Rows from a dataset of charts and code
:::

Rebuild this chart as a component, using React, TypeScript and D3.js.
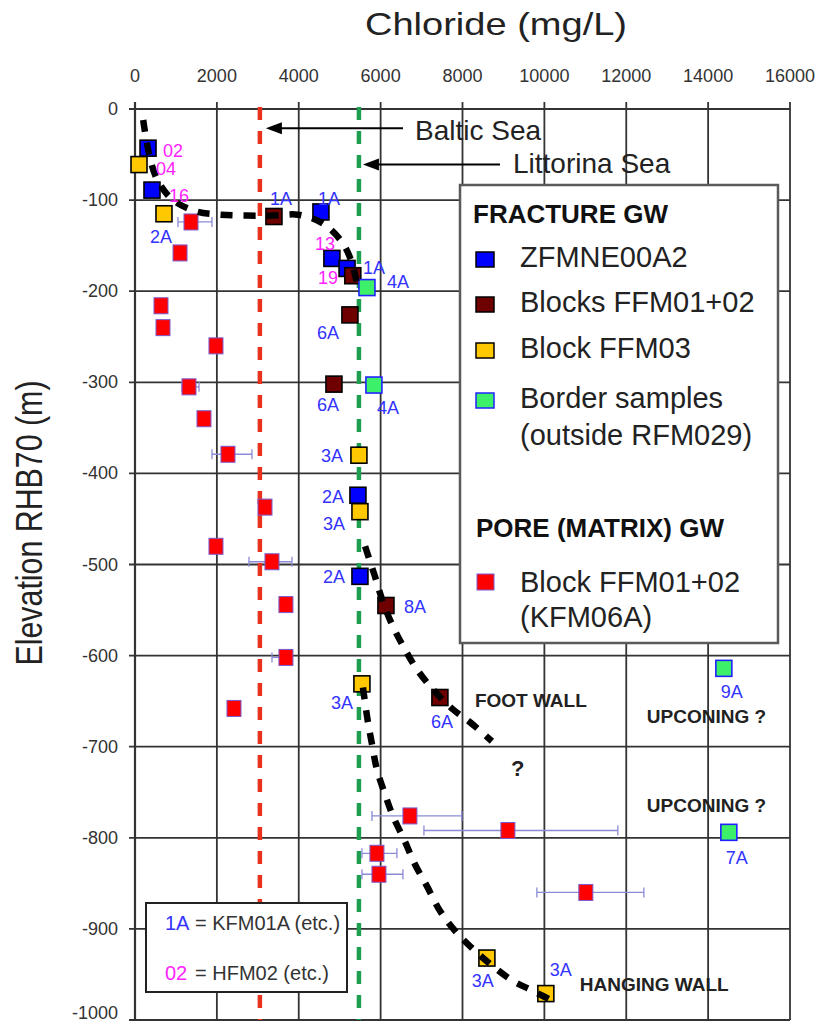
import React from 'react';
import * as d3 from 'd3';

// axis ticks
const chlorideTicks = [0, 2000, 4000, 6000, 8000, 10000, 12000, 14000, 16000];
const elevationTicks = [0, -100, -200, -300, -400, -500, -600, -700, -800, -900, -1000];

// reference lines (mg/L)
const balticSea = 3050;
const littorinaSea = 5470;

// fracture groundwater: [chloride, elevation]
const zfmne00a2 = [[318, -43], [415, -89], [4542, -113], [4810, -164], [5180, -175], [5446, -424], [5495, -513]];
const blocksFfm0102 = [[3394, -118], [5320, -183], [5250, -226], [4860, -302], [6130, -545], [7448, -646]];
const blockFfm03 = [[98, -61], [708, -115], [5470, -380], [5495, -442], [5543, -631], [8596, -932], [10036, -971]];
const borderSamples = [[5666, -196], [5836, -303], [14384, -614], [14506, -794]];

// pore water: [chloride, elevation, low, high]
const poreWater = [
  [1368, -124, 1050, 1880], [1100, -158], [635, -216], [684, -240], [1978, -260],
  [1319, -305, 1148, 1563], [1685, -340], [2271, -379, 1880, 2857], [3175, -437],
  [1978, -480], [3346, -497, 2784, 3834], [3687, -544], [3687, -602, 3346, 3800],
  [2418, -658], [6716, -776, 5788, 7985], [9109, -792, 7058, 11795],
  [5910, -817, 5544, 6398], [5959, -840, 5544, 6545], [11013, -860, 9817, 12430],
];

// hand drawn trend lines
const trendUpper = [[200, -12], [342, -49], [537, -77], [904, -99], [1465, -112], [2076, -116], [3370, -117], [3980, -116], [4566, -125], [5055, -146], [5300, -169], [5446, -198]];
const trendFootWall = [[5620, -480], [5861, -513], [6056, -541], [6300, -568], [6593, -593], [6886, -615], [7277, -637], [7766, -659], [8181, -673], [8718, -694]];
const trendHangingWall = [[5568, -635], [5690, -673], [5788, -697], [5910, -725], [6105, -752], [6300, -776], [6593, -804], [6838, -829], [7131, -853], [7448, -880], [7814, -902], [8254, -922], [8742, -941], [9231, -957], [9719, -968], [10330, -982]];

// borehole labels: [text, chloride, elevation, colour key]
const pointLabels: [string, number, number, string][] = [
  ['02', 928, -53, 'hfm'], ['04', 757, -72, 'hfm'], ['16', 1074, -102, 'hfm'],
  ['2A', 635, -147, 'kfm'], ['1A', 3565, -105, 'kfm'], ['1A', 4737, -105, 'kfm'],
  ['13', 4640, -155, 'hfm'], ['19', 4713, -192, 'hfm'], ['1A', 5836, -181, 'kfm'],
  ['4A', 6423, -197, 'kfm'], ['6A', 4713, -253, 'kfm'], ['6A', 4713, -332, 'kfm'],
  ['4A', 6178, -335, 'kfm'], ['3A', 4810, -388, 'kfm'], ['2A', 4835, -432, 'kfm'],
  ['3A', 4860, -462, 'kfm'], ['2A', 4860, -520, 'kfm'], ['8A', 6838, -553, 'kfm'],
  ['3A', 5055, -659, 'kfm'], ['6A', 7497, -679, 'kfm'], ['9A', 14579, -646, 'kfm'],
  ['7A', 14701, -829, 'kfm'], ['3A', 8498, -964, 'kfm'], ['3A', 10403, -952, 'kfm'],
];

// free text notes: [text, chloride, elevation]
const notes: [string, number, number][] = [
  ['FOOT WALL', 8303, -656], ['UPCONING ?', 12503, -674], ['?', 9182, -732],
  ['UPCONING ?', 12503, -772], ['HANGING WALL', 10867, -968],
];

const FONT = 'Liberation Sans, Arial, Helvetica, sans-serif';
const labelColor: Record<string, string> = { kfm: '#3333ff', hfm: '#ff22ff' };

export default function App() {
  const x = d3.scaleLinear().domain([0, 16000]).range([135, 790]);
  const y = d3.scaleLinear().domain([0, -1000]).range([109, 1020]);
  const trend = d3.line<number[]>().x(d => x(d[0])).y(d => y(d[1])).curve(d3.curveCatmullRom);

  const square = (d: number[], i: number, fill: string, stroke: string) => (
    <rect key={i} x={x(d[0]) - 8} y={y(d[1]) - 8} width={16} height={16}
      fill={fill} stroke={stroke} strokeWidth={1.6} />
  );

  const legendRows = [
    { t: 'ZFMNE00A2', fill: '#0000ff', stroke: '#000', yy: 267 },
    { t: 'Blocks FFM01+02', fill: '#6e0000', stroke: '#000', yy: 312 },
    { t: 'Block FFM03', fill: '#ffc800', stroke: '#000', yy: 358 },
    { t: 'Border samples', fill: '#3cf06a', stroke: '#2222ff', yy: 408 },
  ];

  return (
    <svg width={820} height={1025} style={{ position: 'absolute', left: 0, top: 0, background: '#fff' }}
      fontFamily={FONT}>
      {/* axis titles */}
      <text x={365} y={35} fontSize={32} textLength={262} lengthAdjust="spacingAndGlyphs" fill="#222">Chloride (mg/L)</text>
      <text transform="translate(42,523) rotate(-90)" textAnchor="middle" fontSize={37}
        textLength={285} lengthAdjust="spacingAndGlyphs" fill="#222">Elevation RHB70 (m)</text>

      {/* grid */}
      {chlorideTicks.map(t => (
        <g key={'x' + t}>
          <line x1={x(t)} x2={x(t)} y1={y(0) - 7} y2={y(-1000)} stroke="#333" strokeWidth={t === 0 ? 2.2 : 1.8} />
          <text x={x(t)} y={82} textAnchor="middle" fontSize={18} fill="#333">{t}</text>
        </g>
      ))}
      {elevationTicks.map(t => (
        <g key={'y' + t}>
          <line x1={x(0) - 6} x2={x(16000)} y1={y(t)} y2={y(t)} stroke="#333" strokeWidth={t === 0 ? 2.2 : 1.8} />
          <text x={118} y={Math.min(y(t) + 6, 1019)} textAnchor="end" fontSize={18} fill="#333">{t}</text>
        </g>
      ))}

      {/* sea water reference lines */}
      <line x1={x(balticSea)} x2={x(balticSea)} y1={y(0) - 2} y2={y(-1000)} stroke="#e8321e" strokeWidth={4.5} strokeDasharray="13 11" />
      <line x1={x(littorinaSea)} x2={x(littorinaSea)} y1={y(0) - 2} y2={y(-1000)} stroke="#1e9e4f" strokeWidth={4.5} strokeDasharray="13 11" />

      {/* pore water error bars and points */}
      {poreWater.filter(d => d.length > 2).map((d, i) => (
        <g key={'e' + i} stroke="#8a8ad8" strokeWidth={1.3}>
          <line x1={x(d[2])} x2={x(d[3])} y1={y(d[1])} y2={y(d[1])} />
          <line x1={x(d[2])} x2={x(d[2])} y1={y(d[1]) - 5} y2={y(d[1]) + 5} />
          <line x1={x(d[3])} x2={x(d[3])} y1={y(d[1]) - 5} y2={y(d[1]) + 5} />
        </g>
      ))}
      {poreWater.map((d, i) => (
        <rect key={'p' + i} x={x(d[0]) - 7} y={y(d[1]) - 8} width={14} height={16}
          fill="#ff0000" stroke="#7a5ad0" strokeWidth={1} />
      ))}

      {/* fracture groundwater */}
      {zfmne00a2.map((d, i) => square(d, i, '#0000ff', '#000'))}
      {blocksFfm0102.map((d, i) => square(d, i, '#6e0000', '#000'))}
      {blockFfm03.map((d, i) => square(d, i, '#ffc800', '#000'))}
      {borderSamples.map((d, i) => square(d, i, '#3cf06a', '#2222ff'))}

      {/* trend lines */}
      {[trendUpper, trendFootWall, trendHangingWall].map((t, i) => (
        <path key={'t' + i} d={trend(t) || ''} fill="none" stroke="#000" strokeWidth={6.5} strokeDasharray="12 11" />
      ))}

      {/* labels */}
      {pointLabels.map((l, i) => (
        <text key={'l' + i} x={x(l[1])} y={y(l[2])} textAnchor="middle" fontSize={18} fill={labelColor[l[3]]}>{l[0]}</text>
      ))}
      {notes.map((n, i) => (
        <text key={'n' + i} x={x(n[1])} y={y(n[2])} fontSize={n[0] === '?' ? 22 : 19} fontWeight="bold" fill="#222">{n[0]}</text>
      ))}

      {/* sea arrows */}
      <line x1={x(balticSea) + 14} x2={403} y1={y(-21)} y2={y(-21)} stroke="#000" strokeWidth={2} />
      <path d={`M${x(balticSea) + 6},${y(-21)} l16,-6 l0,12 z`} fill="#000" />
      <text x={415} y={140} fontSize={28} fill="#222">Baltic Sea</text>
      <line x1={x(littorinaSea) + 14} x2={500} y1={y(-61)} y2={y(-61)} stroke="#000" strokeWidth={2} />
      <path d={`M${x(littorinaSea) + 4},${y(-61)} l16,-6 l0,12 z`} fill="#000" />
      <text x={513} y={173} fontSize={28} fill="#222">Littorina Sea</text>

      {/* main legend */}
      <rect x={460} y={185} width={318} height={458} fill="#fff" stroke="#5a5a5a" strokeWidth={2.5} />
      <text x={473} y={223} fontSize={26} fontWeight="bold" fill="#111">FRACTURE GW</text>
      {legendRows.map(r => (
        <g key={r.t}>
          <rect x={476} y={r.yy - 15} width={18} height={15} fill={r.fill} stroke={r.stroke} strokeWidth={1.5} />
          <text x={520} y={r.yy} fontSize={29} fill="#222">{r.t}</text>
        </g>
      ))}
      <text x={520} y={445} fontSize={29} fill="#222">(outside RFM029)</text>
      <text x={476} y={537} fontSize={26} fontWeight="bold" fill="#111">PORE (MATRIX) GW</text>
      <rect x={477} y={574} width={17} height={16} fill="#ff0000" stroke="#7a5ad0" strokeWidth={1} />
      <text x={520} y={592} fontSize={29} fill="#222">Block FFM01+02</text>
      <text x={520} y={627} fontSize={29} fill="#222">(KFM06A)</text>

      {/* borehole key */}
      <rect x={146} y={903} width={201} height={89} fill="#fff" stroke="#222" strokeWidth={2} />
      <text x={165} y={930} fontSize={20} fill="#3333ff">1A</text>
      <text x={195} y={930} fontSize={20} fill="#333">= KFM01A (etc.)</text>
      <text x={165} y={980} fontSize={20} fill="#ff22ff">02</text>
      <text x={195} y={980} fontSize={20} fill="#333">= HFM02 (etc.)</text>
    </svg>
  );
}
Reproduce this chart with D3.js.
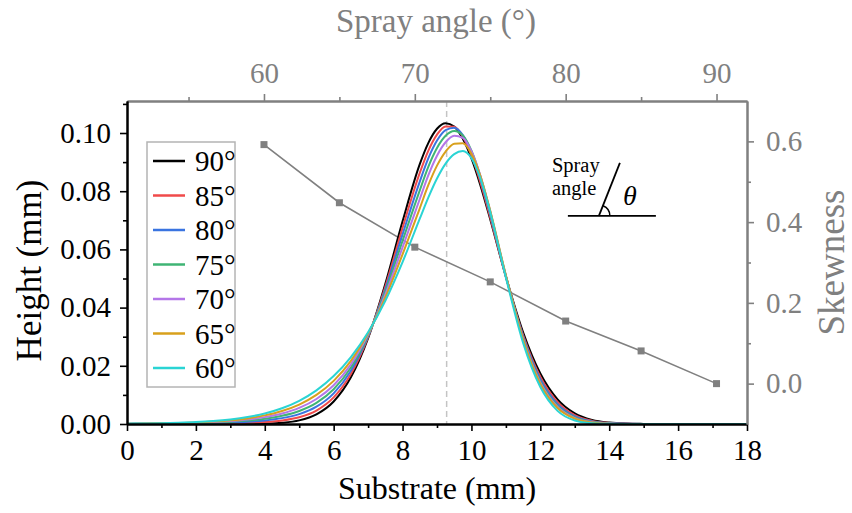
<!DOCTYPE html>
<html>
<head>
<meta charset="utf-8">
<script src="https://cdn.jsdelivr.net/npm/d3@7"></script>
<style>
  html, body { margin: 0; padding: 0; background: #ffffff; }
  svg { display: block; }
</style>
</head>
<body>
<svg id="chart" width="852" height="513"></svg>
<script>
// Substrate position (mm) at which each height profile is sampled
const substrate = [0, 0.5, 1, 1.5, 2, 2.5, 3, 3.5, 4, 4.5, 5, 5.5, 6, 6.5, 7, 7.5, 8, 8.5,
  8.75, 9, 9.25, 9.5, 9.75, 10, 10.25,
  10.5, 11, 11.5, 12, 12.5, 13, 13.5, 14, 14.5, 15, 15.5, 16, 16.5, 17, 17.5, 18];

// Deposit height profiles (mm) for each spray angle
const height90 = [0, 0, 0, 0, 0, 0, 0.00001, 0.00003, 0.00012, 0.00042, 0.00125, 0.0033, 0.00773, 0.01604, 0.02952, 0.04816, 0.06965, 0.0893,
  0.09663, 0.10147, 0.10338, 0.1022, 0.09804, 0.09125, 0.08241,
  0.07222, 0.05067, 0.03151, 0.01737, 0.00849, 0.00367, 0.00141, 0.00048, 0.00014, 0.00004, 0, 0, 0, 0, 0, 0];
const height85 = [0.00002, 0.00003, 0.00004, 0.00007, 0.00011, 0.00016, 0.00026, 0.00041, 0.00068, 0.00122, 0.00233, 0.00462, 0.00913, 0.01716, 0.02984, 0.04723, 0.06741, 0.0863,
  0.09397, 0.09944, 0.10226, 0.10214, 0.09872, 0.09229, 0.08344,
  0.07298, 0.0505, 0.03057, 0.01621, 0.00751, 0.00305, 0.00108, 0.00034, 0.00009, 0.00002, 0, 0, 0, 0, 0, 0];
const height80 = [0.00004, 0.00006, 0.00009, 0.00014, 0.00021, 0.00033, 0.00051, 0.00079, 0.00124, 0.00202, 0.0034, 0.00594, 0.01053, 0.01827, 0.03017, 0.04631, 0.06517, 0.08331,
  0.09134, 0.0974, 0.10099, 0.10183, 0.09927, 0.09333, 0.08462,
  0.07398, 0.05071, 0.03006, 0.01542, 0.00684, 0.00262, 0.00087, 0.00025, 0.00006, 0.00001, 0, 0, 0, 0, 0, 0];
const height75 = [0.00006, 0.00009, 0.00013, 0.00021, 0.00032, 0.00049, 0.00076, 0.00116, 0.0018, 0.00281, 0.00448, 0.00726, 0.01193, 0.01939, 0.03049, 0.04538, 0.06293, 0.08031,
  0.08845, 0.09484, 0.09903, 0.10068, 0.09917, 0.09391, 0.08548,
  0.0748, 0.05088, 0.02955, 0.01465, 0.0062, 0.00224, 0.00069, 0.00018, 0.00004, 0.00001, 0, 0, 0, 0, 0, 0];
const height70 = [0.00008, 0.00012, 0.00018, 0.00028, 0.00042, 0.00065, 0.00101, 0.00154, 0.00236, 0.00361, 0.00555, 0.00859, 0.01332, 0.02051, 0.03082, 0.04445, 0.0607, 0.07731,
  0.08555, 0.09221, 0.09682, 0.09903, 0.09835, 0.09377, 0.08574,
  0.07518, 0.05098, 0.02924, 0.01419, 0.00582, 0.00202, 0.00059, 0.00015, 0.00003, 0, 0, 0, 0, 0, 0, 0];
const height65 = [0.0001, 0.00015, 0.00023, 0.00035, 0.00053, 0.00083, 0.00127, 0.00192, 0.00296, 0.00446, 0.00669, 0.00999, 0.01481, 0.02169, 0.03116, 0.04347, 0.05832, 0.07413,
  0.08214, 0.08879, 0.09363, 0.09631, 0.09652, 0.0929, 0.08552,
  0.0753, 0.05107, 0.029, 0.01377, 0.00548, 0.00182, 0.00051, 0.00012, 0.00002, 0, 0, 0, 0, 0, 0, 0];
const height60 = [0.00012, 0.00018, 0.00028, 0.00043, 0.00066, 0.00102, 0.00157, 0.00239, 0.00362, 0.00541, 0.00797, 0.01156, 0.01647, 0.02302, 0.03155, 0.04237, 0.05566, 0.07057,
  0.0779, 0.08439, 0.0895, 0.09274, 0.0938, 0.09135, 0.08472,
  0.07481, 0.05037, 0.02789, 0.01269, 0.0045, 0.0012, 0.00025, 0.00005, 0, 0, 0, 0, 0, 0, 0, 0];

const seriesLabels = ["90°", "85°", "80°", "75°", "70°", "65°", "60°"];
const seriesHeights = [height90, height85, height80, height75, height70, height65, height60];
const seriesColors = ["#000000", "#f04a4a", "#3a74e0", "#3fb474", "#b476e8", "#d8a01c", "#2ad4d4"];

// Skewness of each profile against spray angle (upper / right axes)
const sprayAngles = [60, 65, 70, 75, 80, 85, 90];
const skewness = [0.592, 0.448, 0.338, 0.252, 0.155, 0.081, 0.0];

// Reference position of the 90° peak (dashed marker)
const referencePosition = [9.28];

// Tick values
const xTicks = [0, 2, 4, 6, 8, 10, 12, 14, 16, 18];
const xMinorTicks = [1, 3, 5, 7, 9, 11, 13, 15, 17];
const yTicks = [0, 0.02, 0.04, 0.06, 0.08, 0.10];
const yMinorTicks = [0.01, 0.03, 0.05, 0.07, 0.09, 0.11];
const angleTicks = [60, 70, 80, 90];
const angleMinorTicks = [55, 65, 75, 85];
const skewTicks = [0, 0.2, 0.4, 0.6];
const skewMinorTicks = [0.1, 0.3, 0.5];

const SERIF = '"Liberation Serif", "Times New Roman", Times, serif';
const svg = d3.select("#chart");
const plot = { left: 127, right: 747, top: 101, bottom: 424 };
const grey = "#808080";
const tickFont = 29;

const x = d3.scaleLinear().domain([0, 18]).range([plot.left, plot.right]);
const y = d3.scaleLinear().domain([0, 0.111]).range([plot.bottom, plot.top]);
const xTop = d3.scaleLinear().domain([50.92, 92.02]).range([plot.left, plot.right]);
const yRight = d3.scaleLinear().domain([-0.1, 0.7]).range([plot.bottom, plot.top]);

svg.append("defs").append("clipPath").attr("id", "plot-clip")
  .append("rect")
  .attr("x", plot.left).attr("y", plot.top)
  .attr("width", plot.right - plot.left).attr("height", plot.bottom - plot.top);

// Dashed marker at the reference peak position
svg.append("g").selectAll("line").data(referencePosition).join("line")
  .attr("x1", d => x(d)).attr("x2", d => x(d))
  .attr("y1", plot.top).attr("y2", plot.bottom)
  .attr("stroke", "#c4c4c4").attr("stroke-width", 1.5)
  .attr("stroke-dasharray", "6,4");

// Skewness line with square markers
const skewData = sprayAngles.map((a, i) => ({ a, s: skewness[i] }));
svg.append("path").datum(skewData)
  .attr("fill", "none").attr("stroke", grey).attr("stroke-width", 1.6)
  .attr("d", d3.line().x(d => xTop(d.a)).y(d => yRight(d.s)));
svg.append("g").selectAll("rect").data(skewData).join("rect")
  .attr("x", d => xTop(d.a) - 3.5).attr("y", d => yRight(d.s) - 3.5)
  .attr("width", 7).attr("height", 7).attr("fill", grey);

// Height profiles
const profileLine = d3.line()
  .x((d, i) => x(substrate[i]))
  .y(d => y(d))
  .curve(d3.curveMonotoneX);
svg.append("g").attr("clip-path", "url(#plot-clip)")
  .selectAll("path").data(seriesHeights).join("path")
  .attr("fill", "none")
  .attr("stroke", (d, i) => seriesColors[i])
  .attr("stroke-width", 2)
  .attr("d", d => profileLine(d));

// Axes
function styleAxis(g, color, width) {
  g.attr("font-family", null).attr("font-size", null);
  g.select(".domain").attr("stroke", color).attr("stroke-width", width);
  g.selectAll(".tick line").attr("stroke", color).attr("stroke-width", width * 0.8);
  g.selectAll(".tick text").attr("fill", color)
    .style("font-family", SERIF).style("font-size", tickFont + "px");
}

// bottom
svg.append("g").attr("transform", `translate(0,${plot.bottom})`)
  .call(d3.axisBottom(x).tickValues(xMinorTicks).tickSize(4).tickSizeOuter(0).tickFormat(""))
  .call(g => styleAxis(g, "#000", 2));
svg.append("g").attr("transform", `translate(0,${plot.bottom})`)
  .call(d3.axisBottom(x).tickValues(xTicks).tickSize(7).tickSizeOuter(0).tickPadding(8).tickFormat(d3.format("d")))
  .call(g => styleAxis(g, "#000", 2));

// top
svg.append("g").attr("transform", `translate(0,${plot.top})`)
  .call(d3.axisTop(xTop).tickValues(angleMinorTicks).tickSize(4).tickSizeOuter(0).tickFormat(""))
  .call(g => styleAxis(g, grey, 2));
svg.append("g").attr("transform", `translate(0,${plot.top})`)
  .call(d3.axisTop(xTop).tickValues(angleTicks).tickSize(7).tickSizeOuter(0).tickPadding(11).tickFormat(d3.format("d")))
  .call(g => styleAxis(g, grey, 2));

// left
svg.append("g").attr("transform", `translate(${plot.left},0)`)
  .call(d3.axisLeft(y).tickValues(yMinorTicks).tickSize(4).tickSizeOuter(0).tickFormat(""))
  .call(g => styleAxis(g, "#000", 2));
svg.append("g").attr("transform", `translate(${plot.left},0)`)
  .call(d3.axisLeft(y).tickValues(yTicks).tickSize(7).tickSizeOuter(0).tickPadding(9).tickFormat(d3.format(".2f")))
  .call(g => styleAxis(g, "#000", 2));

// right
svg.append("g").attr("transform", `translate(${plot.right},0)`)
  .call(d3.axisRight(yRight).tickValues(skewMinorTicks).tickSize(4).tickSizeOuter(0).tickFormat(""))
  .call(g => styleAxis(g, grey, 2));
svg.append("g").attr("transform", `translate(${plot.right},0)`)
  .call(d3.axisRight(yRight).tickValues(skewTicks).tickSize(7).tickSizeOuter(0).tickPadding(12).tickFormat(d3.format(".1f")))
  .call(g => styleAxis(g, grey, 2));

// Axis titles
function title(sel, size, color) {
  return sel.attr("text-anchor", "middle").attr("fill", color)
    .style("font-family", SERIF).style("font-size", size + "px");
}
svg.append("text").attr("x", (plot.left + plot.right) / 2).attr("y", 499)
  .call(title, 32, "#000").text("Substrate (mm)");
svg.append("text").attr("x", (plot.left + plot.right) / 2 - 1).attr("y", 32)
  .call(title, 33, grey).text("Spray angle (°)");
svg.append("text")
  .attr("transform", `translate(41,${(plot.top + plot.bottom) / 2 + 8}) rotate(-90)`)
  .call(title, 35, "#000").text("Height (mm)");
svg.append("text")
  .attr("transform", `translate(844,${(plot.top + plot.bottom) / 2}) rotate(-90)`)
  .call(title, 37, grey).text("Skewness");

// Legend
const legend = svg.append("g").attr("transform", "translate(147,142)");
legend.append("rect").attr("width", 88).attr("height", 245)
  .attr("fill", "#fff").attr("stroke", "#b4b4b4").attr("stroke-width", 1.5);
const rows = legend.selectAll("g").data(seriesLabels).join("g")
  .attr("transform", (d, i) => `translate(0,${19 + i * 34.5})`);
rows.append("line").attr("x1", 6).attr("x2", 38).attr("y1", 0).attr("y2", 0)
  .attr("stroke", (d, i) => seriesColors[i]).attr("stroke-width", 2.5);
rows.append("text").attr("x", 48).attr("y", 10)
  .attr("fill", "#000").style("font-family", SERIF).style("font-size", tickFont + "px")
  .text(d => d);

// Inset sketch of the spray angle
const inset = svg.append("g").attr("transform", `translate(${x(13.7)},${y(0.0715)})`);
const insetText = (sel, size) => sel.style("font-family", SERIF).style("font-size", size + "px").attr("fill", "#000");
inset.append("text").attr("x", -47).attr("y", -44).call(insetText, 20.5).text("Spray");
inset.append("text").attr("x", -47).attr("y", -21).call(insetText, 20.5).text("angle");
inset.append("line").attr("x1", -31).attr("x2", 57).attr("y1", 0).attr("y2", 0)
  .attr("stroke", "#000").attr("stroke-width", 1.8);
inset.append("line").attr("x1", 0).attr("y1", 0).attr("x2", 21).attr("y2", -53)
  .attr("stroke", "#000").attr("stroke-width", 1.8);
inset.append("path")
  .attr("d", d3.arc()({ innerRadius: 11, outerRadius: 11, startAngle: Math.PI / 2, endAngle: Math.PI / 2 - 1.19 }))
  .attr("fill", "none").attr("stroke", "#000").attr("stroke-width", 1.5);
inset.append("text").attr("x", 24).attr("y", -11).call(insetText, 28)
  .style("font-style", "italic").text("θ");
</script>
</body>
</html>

:::

What is needed: Make an exact copy of the lines from the top of the material through the line with "-614], [14506, -794]];", pictures excluded.

Output of the task:
Rebuild this chart as a component, using React, TypeScript and D3.js.
import React from 'react';
import * as d3 from 'd3';

// axis ticks
const chlorideTicks = [0, 2000, 4000, 6000, 8000, 10000, 12000, 14000, 16000];
const elevationTicks = [0, -100, -200, -300, -400, -500, -600, -700, -800, -900, -1000];

// reference lines (mg/L)
const balticSea = 3050;
const littorinaSea = 5470;

// fracture groundwater: [chloride, elevation]
const zfmne00a2 = [[318, -43], [415, -89], [4542, -113], [4810, -164], [5180, -175], [5446, -424], [5495, -513]];
const blocksFfm0102 = [[3394, -118], [5320, -183], [5250, -226], [4860, -302], [6130, -545], [7448, -646]];
const blockFfm03 = [[98, -61], [708, -115], [5470, -380], [5495, -442], [5543, -631], [8596, -932], [10036, -971]];
const borderSamples = [[5666, -196], [5836, -303], [14384, -614], [14506, -794]];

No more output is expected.